Penguatan pendidikan untuk kesejahteraan Lebih jauh Giwo menyampaikan, rendahnya pendidikan PRT akan membuat posisi PRT menjadi rentan terhadap berbagai tindak eksploitasi dan bahkan kekerasan.
Menurutnya, selain advokasi di bidang hukum, pendidikan juga menjadi kunci untuk menghilangkan bahaya eksploitasi dan juga tindak kekerasan.
Tidak hanya itu, menurutnya, pendidikan dapat menjadi pintu masuk untuk meningkatkan sejahteraan PRT.
"Jika pendidikan meningkat, skill meningkat otomatis ini akan menjadi nilai tambah bagi pekerja yang akan berdampak sejalan pada peningkatan penghasilan dari PRT," ujarnya.

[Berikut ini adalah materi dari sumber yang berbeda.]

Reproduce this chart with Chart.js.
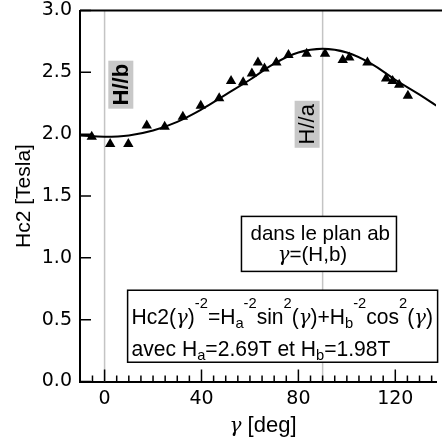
<!DOCTYPE html>
<html>
<head>
<meta charset="utf-8">
<script src="https://cdn.jsdelivr.net/npm/chart.js@4"></script>
<style>
  html, body { margin: 0; padding: 0; background: #fff; }
  #wrap { width: 442px; height: 443px; }
</style>
</head>
<body>
<div id="wrap"><canvas id="chart" width="442" height="443"></canvas></div>
<script>
// measured points, angle gamma in deg
const angles = [-5.3, 2.3, 9.8, 17.4, 24.8, 32.3, 39.7, 47.3, 52.2, 57.2, 60.8, 63.3,
  66.0, 70.9, 75.9, 83.4, 91.0, 98.3, 101.0, 108.5, 116.2, 118.9, 121.6, 125.2];
const hc2 = [1.98, 1.92, 1.92, 2.07, 2.06, 2.14, 2.23, 2.29, 2.43, 2.42, 2.49, 2.58,
  2.53, 2.58, 2.64, 2.65, 2.65, 2.60, 2.62, 2.58, 2.45, 2.43, 2.40, 2.31];

// fit curve
const fitAngles = [-10, 0, 10, 20, 30, 40, 50, 60, 70, 80, 90, 100, 110, 120, 130, 137];
const fitHc2 = [1.99, 1.98, 1.99, 2.03, 2.10, 2.20, 2.32, 2.44, 2.57, 2.66, 2.69,
  2.66, 2.57, 2.44, 2.32, 2.23];

const guideAngles = [0, 90];
const xTicks = [0, 40, 80, 120];
const yTicks = [0, 0.5, 1, 1.5, 2, 2.5, 3];

const SX = 0.98;
const GREEK = '"DejaVu Serif"';
const boxFonts = {
  n: { font: '21.5px "Liberation Sans"', dy: 0 },
  m: { font: '21px "Liberation Sans"', dy: 0 },
  g: { font: 'italic 20px ' + GREEK, dy: 0 },
  sup: { font: '15px "Liberation Sans"', dy: -16 },
  sub: { font: '15px "Liberation Sans"', dy: 4 }
};
const titleFonts = {
  n: { font: '22px "Liberation Sans"', dy: 0 },
  g: { font: 'italic 20px ' + GREEK, dy: 0 }
};

function richWidth(ctx, parts, fonts, sx) {
  let w = 0;
  parts.forEach(([t, k]) => {
    ctx.font = fonts[k].font;
    w += ctx.measureText(t).width * sx;
  });
  return w;
}

function drawRich(ctx, parts, x, y, fonts, sx) {
  let cx = x;
  parts.forEach(([t, k]) => {
    const f = fonts[k];
    ctx.save();
    ctx.font = f.font;
    ctx.translate(cx, y + f.dy);
    ctx.scale(sx, 1);
    ctx.textAlign = "left";
    ctx.textBaseline = "alphabetic";
    ctx.fillText(t, 0, 0);
    ctx.restore();
    ctx.font = f.font;
    cx += ctx.measureText(t).width * sx;
  });
}

function drawTag(ctx, text, cx, cy, w, h, bold) {
  ctx.fillStyle = "#c8c8c8";
  ctx.fillRect(cx - w / 2, cy - h / 2, w, h);
  ctx.save();
  ctx.translate(cx, cy);
  ctx.rotate(-Math.PI / 2);
  ctx.fillStyle = "#000";
  ctx.font = (bold ? "bold " : "") + '22px "Liberation Sans"';
  ctx.textAlign = "center";
  ctx.textBaseline = "middle";
  ctx.fillText(text, 0, 1);
  ctx.restore();
}

const frame = {
  id: "frame",
  afterDraw(chart) {
    const ctx = chart.ctx;
    const x = chart.scales.x, y = chart.scales.y;
    const a = chart.chartArea;
    ctx.save();
    ctx.strokeStyle = "#000";

    // top line
    ctx.lineWidth = 2;
    ctx.beginPath();
    ctx.moveTo(a.left, a.top);
    ctx.lineTo(chart.width, a.top);
    ctx.stroke();

    // inward ticks
    ctx.lineWidth = 1.5;
    ctx.beginPath();
    for (let v = -5; v <= 135; v += 5) {
      const px = x.getPixelForValue(v);
      const len = v % 40 === 0 ? 12 : 6;
      ctx.moveTo(px, a.bottom);
      ctx.lineTo(px, a.bottom - len);
    }
    yTicks.forEach(v => {
      const py = y.getPixelForValue(v);
      ctx.moveTo(a.left, py);
      ctx.lineTo(a.left + 11, py);
    });
    ctx.stroke();

    // H//b and H//a tags
    drawTag(ctx, "H//b", x.getPixelForValue(6.7), y.getPixelForValue(2.40), 25, 48, true);
    drawTag(ctx, "H//a", x.getPixelForValue(83.6), y.getPixelForValue(2.08), 25, 47, false);

    // box 1
    let bx = x.getPixelForValue(56.5), by = y.getPixelForValue(1.335);
    ctx.fillStyle = "#fff";
    ctx.fillRect(bx, by, 155, 55);
    ctx.lineWidth = 1.5;
    ctx.strokeRect(bx, by, 155, 55);
    ctx.fillStyle = "#000";
    drawRich(ctx, [["dans le plan ab", "m"]], bx + 9, by + 24, boxFonts, SX);
    const l2 = [["γ", "g"], ["=(H,b)", "m"]];
    drawRich(ctx, l2, bx + 71 - richWidth(ctx, l2, boxFonts, SX) / 2, by + 45, boxFonts, SX);

    // box 2
    bx = x.getPixelForValue(9.5);
    by = y.getPixelForValue(0.738);
    ctx.fillStyle = "#fff";
    ctx.fillRect(bx, by, 310, 72);
    ctx.strokeRect(bx, by, 310, 72);
    ctx.fillStyle = "#000";
    drawRich(ctx, [["Hc2(", "n"], ["γ", "g"], [")", "n"], ["-2", "sup"], ["=H", "n"], ["a", "sub"],
      ["-2", "sup"], ["sin", "n"], ["2", "sup"], ["(", "n"], ["γ", "g"], [")+H", "n"], ["b", "sub"],
      ["-2", "sup"], ["cos", "n"], ["2", "sup"], ["(", "n"], ["γ", "g"], [")", "n"]],
      bx + 4, by + 34, boxFonts, SX);
    drawRich(ctx, [["avec H", "n"], ["a", "sub"], ["=2.69T et H", "n"], ["b", "sub"], ["=1.98T", "n"]],
      bx + 4, by + 66, boxFonts, SX);

    // axis titles
    const xt = [["γ", "g"], [" [deg]", "n"]];
    drawRich(ctx, xt, 263 - richWidth(ctx, xt, titleFonts, 1) / 2, 432, titleFonts, 1);

    ctx.save();
    ctx.translate(30, (a.top + a.bottom) / 2);
    ctx.rotate(-Math.PI / 2);
    ctx.font = '21px "Liberation Sans"';
    ctx.textAlign = "center";
    ctx.textBaseline = "alphabetic";
    ctx.fillText("Hc2 [Tesla]", 0, 0);
    ctx.restore();

    ctx.restore();
  }
};

const points = angles.map((g, i) => ({ x: g, y: hc2[i] }));
const fit = fitAngles.map((g, i) => ({ x: g, y: fitHc2[i] }));
const guides = guideAngles.map(g => ({
  type: "line",
  data: [{ x: g, y: 0 }, { x: g, y: 3 }],
  borderColor: "#c4c4c4",
  borderWidth: 1.5,
  pointRadius: 0
}));

new Chart(document.getElementById("chart"), {
  type: "scatter",
  data: {
    datasets: [
      {
        data: points,
        pointStyle: "triangle",
        pointRadius: 6,
        backgroundColor: "#000",
        borderColor: "#000",
        borderWidth: 0
      },
      {
        type: "line",
        data: fit,
        borderColor: "#000",
        borderWidth: 2,
        pointRadius: 0,
        tension: 0.4,
        fill: false
      },
      ...guides
    ]
  },
  options: {
    responsive: false,
    devicePixelRatio: 1,
    animation: false,
    layout: { padding: { top: 10.5, right: 0, left: 0, bottom: 0 } },
    plugins: { legend: { display: false }, tooltip: { enabled: false } },
    scales: {
      x: {
        type: "linear",
        min: -10.15,
        max: 136.8,
        afterBuildTicks: s => { s.ticks = xTicks.map(v => ({ value: v })); },
        afterFit: s => { s.height = 61.5; s.paddingLeft = 0; s.paddingRight = 0; },
        grid: { display: false, drawTicks: false },
        border: { display: true, color: "#000", width: 2 },
        ticks: { color: "#000", font: { family: "DejaVu Sans", size: 19 }, padding: 6, maxRotation: 0 }
      },
      y: {
        type: "linear",
        min: 0,
        max: 3,
        afterBuildTicks: s => { s.ticks = yTicks.map(v => ({ value: v })); },
        afterFit: s => { s.width = 80; s.paddingTop = 0; s.paddingBottom = 0; },
        grid: { display: false, drawTicks: false },
        border: { display: true, color: "#000", width: 2 },
        ticks: {
          color: "#000",
          font: { family: "DejaVu Sans", size: 19 },
          padding: 8,
          callback: v => v.toFixed(1)
        }
      }
    }
  },
  plugins: [frame]
});
</script>
</body>
</html>
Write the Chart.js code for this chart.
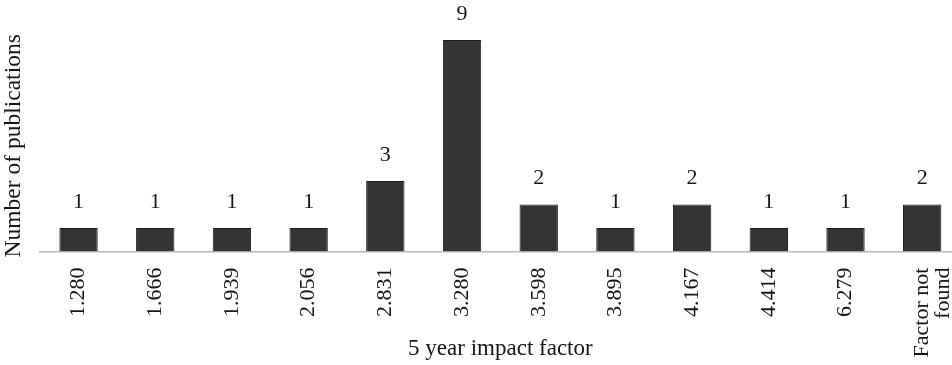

Namun, yang menjadi tantangan, tambahnya Giwo, kurikulum di Indonesia masih terlalu umum dan belum mengarah pada peningkatan kualitas kompetensi seperti halnya negara lain.
Selain SMK, menurutnya, balai-balai pelatihan untuk meningkatkan kompetensi yang sebenarnya pernah dijalankan di Indonesia, dapat kembali ditingkatkan untuk memperkuat SDM Indonesia," ujarnya.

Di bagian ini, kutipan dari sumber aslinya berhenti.